Jumat, 8 Maret 2024
- Hos. 14:2-10.
- Mzm. 81:6c-8a,8bc-9,10-11ab,14.17.
- Mrk. 12:28b-34.
“UBI caritas et amor, Deus ibi est”. Ungkapan Bahasa Latin mengandung makna “Di mana ada cinta kasih di situ Tuhan hadir”. Perbuatan-perbuatan kasih akan menciptakan ruang dan kesadaran akan kehadiran Tuhan yang sedang menyapa dan berkarya di tengah-tengah kita.
Melalui kebiasaan praktik hidup penuh kasih kepada Tuhan dan sesama, Tuhan juga sedang mendidik kita bahwa hukum utama terletak pada hati yang mencinta Allah dan sesama dengan sepenuh hati.

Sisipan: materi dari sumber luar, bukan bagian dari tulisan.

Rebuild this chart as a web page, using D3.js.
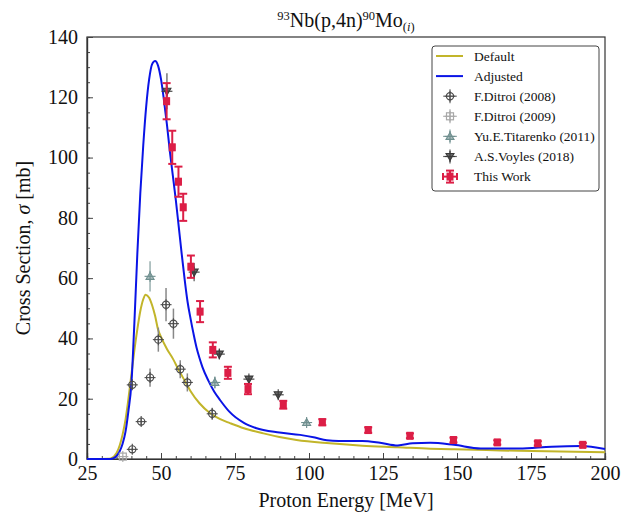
<!DOCTYPE html>
<html><head><meta charset="utf-8">
<script src="https://cdn.jsdelivr.net/npm/d3@7"></script>
<style>body{margin:0;background:#fff}svg{display:block}text{font-family:"Liberation Serif","Times New Roman",serif}</style>
</head><body><svg id="c" width="623" height="518"></svg>
<script>
// ---- data ----
const xTicks = [25, 50, 75, 100, 125, 150, 175, 200];
const yTicks = [0, 20, 40, 60, 80, 100, 120, 140];

const defaultE = [25, 30, 32, 33, 35, 37, 38, 39, 40, 41, 42, 43, 44, 44.8, 46, 47, 48, 49, 50, 52, 54, 56, 58, 60, 63, 66.6, 70, 73.3, 78, 84.6, 90, 95.8, 107, 118, 130, 141, 149, 160, 171, 185, 200];
const defaultS = [0, 0, 0.05, 0.2, 2, 8, 13, 20, 28, 36, 43, 49, 53, 54.5, 53.5, 51, 47.5, 43, 40.5, 36.5, 33.3, 29.5, 26, 22.5, 18.5, 15.2, 13.2, 11.9, 10.2, 8.5, 7.3, 6.3, 5.2, 4.4, 3.9, 3.4, 3.2, 2.95, 2.7, 2.45, 2.2];

const adjustedE = [25, 33, 34, 35, 36, 37, 38, 39, 40, 41, 42, 43, 44, 45, 46, 47, 48, 49, 50, 51, 52, 53, 54, 55, 56, 57, 58, 59, 60, 61, 62, 63, 64, 66, 68, 70, 73, 78, 82, 90, 97, 102, 106, 110, 118, 124, 130, 135, 141, 149, 158, 171, 182, 192, 200];
const adjustedS = [0, 0, 0.3, 1, 2.5, 5, 9, 16, 25, 45, 68, 88, 104, 117, 126, 131, 132, 130.5, 126, 119, 111, 102, 94, 86, 77, 68, 59.5, 52, 46.5, 41.5, 37, 33.5, 30.5, 26, 22.3, 19.5, 15.8, 12, 10.3, 8.8, 8, 7.1, 6.2, 6, 6, 5.4, 4.5, 5.2, 5.4, 4.7, 3.5, 3.5, 4.1, 4.3, 3.3];

const ditroi2008E = [40.3, 43.3, 40.3, 46.3, 49.1, 51.7, 54.2, 56.5, 58.9, 67.3];
const ditroi2008S = [24.6, 12.4, 3.2, 27.0, 39.6, 51.2, 44.9, 29.8, 25.4, 15.0];
const ditroi2008Err = [1.2, 1.0, 0.6, 3, 4, 5.5, 5, 3, 3, 2];

const ditroi2009E = [37.1];
const ditroi2009S = [0.8];
const ditroi2009Err = [0.3];

const titarenkoE = [46.3, 68.2, 99.2];
const titarenkoS = [60.6, 25.4, 12.1];
const titarenkoErr = [5, 2, 1];

const voylesE = [52.0, 61.2, 69.7, 79.7, 89.6];
const voylesS = [122, 62, 34.8, 26.5, 21.3];
const voylesErr = [6, 3, 1.5, 1.2, 1];

const workE = [51.9, 53.8, 55.9, 57.5, 60.1, 63.2, 67.5, 72.6, 79.4, 91.3, 104.5, 120, 134.1, 148.8, 163.6, 177.3, 192.5];
const workS = [118.7, 103.4, 92, 83.5, 63.8, 48.9, 36.2, 28.6, 23.2, 18.0, 12.2, 9.6, 7.7, 6.3, 5.5, 5.2, 4.7];
const workErr = [6, 5.5, 5, 4.5, 3.7, 3.5, 2.5, 2, 1.7, 1.3, 1, 0.9, 0.8, 0.8, 0.7, 0.7, 0.6];
const workXErr = [0.7, 0.7, 0.7, 0.7, 0.7, 0.7, 0.7, 0.7, 0.7, 0.7, 0.7, 0.7, 0.7, 0.7, 0.7, 0.7, 0.7];

const legendLabels = ["Default", "Adjusted", "F.Ditroi (2008)", "F.Ditroi (2009)", "Yu.E.Titarenko (2011)", "A.S.Voyles (2018)", "This Work"];

// ---- layout ----
const svg = d3.select("#c");
const L = 87, T = 37, R = 605, B = 459;
const x = d3.scaleLinear().domain([25, 200]).range([L, R]);
const y = d3.scaleLinear().domain([0, 140]).range([B, T]);

const colDefault = "#c2b52a", colAdj = "#0a14e6";
const colD08 = "#4a4a4a", colD09 = "#a8a8a8", colTit = "#6f8f8f", colVoy = "#3a3a3a", colWork = "#dc1e46";

// frame
svg.append("rect").attr("x", L).attr("y", T).attr("width", R - L).attr("height", B - T)
  .attr("fill", "none").attr("stroke", "#333").attr("stroke-width", 1.2);

// axes with inward ticks
const gx = svg.append("g").attr("transform", `translate(0,${B})`);
gx.call(d3.axisBottom(x).tickValues(d3.range(25, 201, 5)).tickSize(-3).tickFormat(""));
gx.append("g").call(d3.axisBottom(x).tickValues(xTicks).tickSize(-6).tickPadding(7).tickFormat(d3.format("d")));
const gy = svg.append("g").attr("transform", `translate(${L},0)`);
gy.call(d3.axisLeft(y).tickValues(d3.range(0, 141, 5)).tickSize(-3).tickFormat(""));
gy.append("g").call(d3.axisLeft(y).tickValues(yTicks).tickSize(-6).tickPadding(9).tickFormat(d3.format("d")));
svg.selectAll(".domain").attr("stroke", "#333").attr("stroke-width", 1.2);
svg.selectAll(".tick line").attr("stroke", "#444");
svg.selectAll(".tick text").attr("font-size", 20).attr("fill", "#111")
  .style("font-family", "'Liberation Serif',serif");

// curves
const line = d3.line().x(d => x(d[0])).y(d => y(d[1])).curve(d3.curveMonotoneX);
svg.append("path").datum(defaultE.map((e, i) => [e, defaultS[i]]))
  .attr("d", line).attr("fill", "none").attr("stroke", colDefault).attr("stroke-width", 2);
svg.append("path").datum(adjustedE.map((e, i) => [e, adjustedS[i]]))
  .attr("d", line).attr("fill", "none").attr("stroke", colAdj).attr("stroke-width", 2);

// marker helpers
function errV(g, cx, y1, y2, col, w, cap) {
  g.append("line").attr("x1", cx).attr("x2", cx).attr("y1", y1).attr("y2", y2).attr("stroke", col).attr("stroke-width", w);
  if (cap) {
    g.append("line").attr("x1", cx - cap).attr("x2", cx + cap).attr("y1", y1).attr("y2", y1).attr("stroke", col).attr("stroke-width", w);
    g.append("line").attr("x1", cx - cap).attr("x2", cx + cap).attr("y1", y2).attr("y2", y2).attr("stroke", col).attr("stroke-width", w);
  }
}
function cross(g, cx, cy, col) {
  g.append("line").attr("x1", cx - 5.5).attr("x2", cx + 5.5).attr("y1", cy).attr("y2", cy).attr("stroke", col).attr("stroke-width", 1.1);
  g.append("line").attr("x1", cx).attr("x2", cx).attr("y1", cy - 5.5).attr("y2", cy + 5.5).attr("stroke", col).attr("stroke-width", 1.1);
}
function symbol(g, type, cx, cy, col) {
  if (type === "circle") {
    g.append("circle").attr("cx", cx).attr("cy", cy).attr("r", 3.6).attr("fill", "none").attr("stroke", col).attr("stroke-width", 1.2);
    cross(g, cx, cy, col);
  } else if (type === "square") {
    g.append("rect").attr("x", cx - 3.5).attr("y", cy - 3.5).attr("width", 7).attr("height", 7).attr("fill", "none").attr("stroke", col).attr("stroke-width", 1.2);
    cross(g, cx, cy, col);
  } else if (type === "triUp") {
    g.append("path").attr("d", `M${cx},${cy - 4}L${cx + 4},${cy + 3}L${cx - 4},${cy + 3}Z`).attr("fill", "#a9bcbc").attr("stroke", col).attr("stroke-width", 1.1);
    cross(g, cx, cy, col);
  } else if (type === "triDown") {
    g.append("path").attr("d", `M${cx},${cy + 4}L${cx + 4},${cy - 3}L${cx - 4},${cy - 3}Z`).attr("fill", "#666").attr("stroke", col).attr("stroke-width", 1.1);
    cross(g, cx, cy, col);
  } else if (type === "work") {
    g.append("rect").attr("x", cx - 3.5).attr("y", cy - 4).attr("width", 7).attr("height", 8).attr("fill", col);
  }
}
function drawSet(E, S, Err, type, col, errCol) {
  const g = svg.append("g");
  E.forEach((e, i) => {
    const cx = x(e), cy = y(S[i]);
    errV(g, cx, y(S[i] + Err[i]), y(S[i] - Err[i]), errCol, 1.5, 0);
    symbol(g, type, cx, cy, col);
  });
}
drawSet(ditroi2009E, ditroi2009S, ditroi2009Err, "square", colD09, "#bbb");
drawSet(ditroi2008E, ditroi2008S, ditroi2008Err, "circle", colD08, "#888");
drawSet(titarenkoE, titarenkoS, titarenkoErr, "triUp", colTit, "#9ab0b0");
drawSet(voylesE, voylesS, voylesErr, "triDown", colVoy, "#777");

// This Work
const gw = svg.append("g");
workE.forEach((e, i) => {
  const cx = x(e), cy = y(workS[i]);
  errV(gw, cx, y(workS[i] + workErr[i]), y(workS[i] - workErr[i]), colWork, 2, 4);
  const x1 = x(e - workXErr[i]), x2 = x(e + workXErr[i]);
  gw.append("line").attr("x1", x1).attr("x2", x2).attr("y1", cy).attr("y2", cy).attr("stroke", colWork).attr("stroke-width", 2);
  gw.append("line").attr("x1", x1).attr("x2", x1).attr("y1", cy - 3.5).attr("y2", cy + 3.5).attr("stroke", colWork).attr("stroke-width", 2);
  gw.append("line").attr("x1", x2).attr("x2", x2).attr("y1", cy - 3.5).attr("y2", cy + 3.5).attr("stroke", colWork).attr("stroke-width", 2);
  symbol(gw, "work", cx, cy, colWork);
});

// title
const title = svg.append("text").attr("x", 346).attr("y", 27).attr("text-anchor", "middle").attr("font-size", 20).attr("fill", "#111");
title.append("tspan").text("93").attr("font-size", 12.5).attr("dy", -7);
title.append("tspan").text("Nb(p,4n)").attr("dy", 7);
title.append("tspan").text("90").attr("font-size", 12.5).attr("dy", -7);
title.append("tspan").text("Mo").attr("dy", 7);
title.append("tspan").text("(").attr("font-size", 12.5).attr("dy", 4);
title.append("tspan").text("i").attr("font-size", 12.5).attr("font-style", "italic");
title.append("tspan").text(")").attr("font-size", 12.5);

// axis labels
svg.append("text").attr("x", 346).attr("y", 507).attr("text-anchor", "middle").attr("font-size", 20).attr("fill", "#111").text("Proton Energy [MeV]");
const yl = svg.append("text").attr("transform", "translate(30,248) rotate(-90)").attr("text-anchor", "middle").attr("font-size", 20).attr("fill", "#111");
yl.append("tspan").text("Cross Section, ");
yl.append("tspan").text("σ").attr("font-style", "italic");
yl.append("tspan").text(" [mb]");

// legend
const lg = svg.append("g");
lg.append("rect").attr("x", 432).attr("y", 46).attr("width", 167).attr("height", 145).attr("rx", 3)
  .attr("fill", "#fff").attr("stroke", "#444").attr("stroke-width", 1);
const rowY = d => 56 + d * 20.1;
legendLabels.forEach((lab, i) => {
  const cy = rowY(i);
  if (i === 0 || i === 1) {
    lg.append("line").attr("x1", 436).attr("x2", 463).attr("y1", cy).attr("y2", cy).attr("stroke", i === 0 ? colDefault : colAdj).attr("stroke-width", 2);
  } else if (i === 6) {
    errV(lg, 450, cy - 6, cy + 6, colWork, 2, 4);
    lg.append("line").attr("x1", 443).attr("x2", 457).attr("y1", cy).attr("y2", cy).attr("stroke", colWork).attr("stroke-width", 2);
    lg.append("line").attr("x1", 443).attr("x2", 443).attr("y1", cy - 3.5).attr("y2", cy + 3.5).attr("stroke", colWork).attr("stroke-width", 2);
    lg.append("line").attr("x1", 457).attr("x2", 457).attr("y1", cy - 3.5).attr("y2", cy + 3.5).attr("stroke", colWork).attr("stroke-width", 2);
    symbol(lg, "work", 450, cy, colWork);
  } else {
    const types = [null, null, "circle", "square", "triUp", "triDown"];
    const cols = [null, null, colD08, colD09, colTit, colVoy];
    const ecols = [null, null, "#888", "#bbb", "#9ab0b0", "#777"];
    errV(lg, 450, cy - 7, cy + 7, ecols[i], 1.5, 0);
    lg.append("line").attr("x1", 443).attr("x2", 457).attr("y1", cy).attr("y2", cy).attr("stroke", ecols[i]).attr("stroke-width", 1.2);
    symbol(lg, types[i], 450, cy, cols[i]);
  }
  lg.append("text").attr("x", 474).attr("y", cy + 4.5).attr("font-size", 13.5).attr("fill", "#111").text(lab);
});
</script></body></html>
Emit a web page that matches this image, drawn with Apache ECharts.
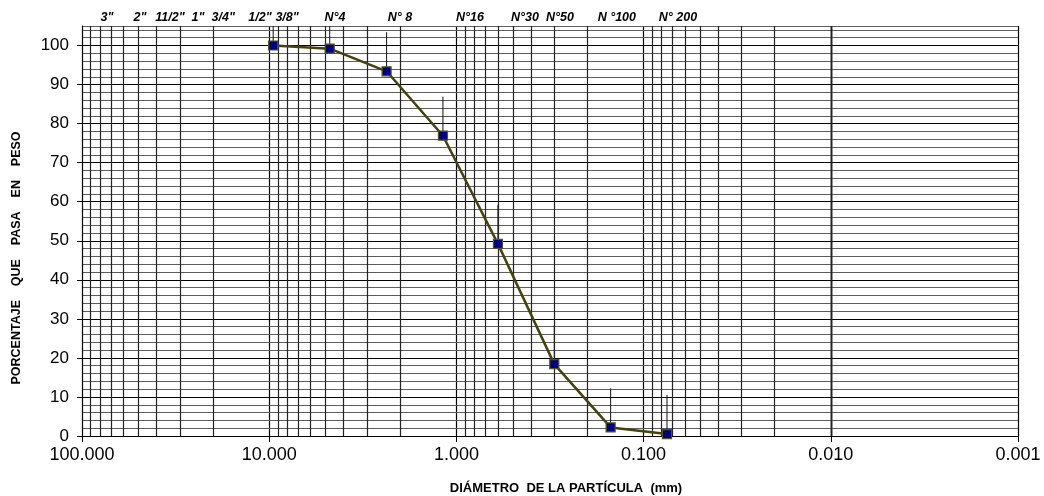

“Apabila kebiasaan praktik hukum kasih diterapkan dalam peziarahan hidup kita, itu berarti kita harus memberikan ruang keterlibatan ilahi dan kehadiran Tuhan dalam diri kita,” kata seorang bapak.
“Situasi kehidupan yang terlalu keras dan suasana otoriter berlebihan dalam hidup bersama dapat menjauhkan pengalaman iman kita akan keterlibatan dan kehadiran Tuhan. Sebaliknya, suasana nyaman penuh praktik kasih di mana Tuhan hadir akan membuat diri kita semakin peka akan Sabda Tuhan dan kehadiranNya yang terus menggema dalam setiap peristiwa.
Iman kemudian menjadi suatu pengalaman yang sangat berharga, yang terus tumbuh, berkembang dan diperjuangkan pada tiap sudut kehidupan. Sebagai contoh pribadi yang melecehkan cinta kasih dengan menodai kesetiaan pada Allah dan pasangannya,” paparnya
“Selingkuh itu soal pilihan, sama dengan setia pada pasangan itu juga pilihan. Seringkali kejatuhan orang pada ketidaksetiaan didasari pada lemahnya komitmen pada diri sendiri dan pada orang yang dia cintai.
Jika orang menilai pasangannya adalah pribadi yang paling berharga maka meski banyak godaan orang akan setia. Dengan sadar dan meski sulit dia akan memilih setia dan tidak membiarkan diri ditarik dalam ketidaksetiaan.
Ketidaksetiaan dipilih karena komitmen melemah dan orang itu melihat janji dan relasi hanya sekadar pemanis bibir, hingga dia terseret arus ketidaksetiaan,” ujarnya
Dalam bacaan Injil hari ini kita dengar demikian, Jawab Yesus: “Hukum yang terutama ialah: Dengarlah, hai orang Israel, Tuhan Allah kita, Tuhan itu esa. Kasihilah Tuhan, Allahmu, dengan segenap hatimu dan dengan segenap jiwamu dan dengan segenap akal budimu dan dengan segenap kekuatanmu.”
Ketika mengasihi menjadi hukum yang terutama, maka kasih hendaknya menjadi rujukan pokok dari setiap perbuatan dan tindakan hidup manusia. Pola perilaku dan sikap hidup mesti berakar pada hal ini.
Maka kualitas keberimanan kita sebagai pengikut Kristus dinilai sejauh mana sikap hidup kita mengekspresikan kasih terhadap Allah dan sesama manusia.
Dunia saat ini semakin induvidualis. Sering kali kita menjadikan kepentingan pribadi yang egois sebagai sumber dan tujuan dari sikap dan tindakan kita. Orang seperti ini akan sulit untuk mencintai. Sebab dalam pikirannya bukan lagi apa yang harus saya berikan kepada sesama, tetapi apa yang sesama harus berikan kepada saya.
Kita ditantang untuk membangun sikap hidup tanpa pamrih, yang terarah pada kemuliaan Tuhan dan kebahagian diri dan sesama.
Bagaimana dengan diriku?
Apakah aku mencintai Allah dan sesama dengan sepenuh hati dan sepenuh jiwa?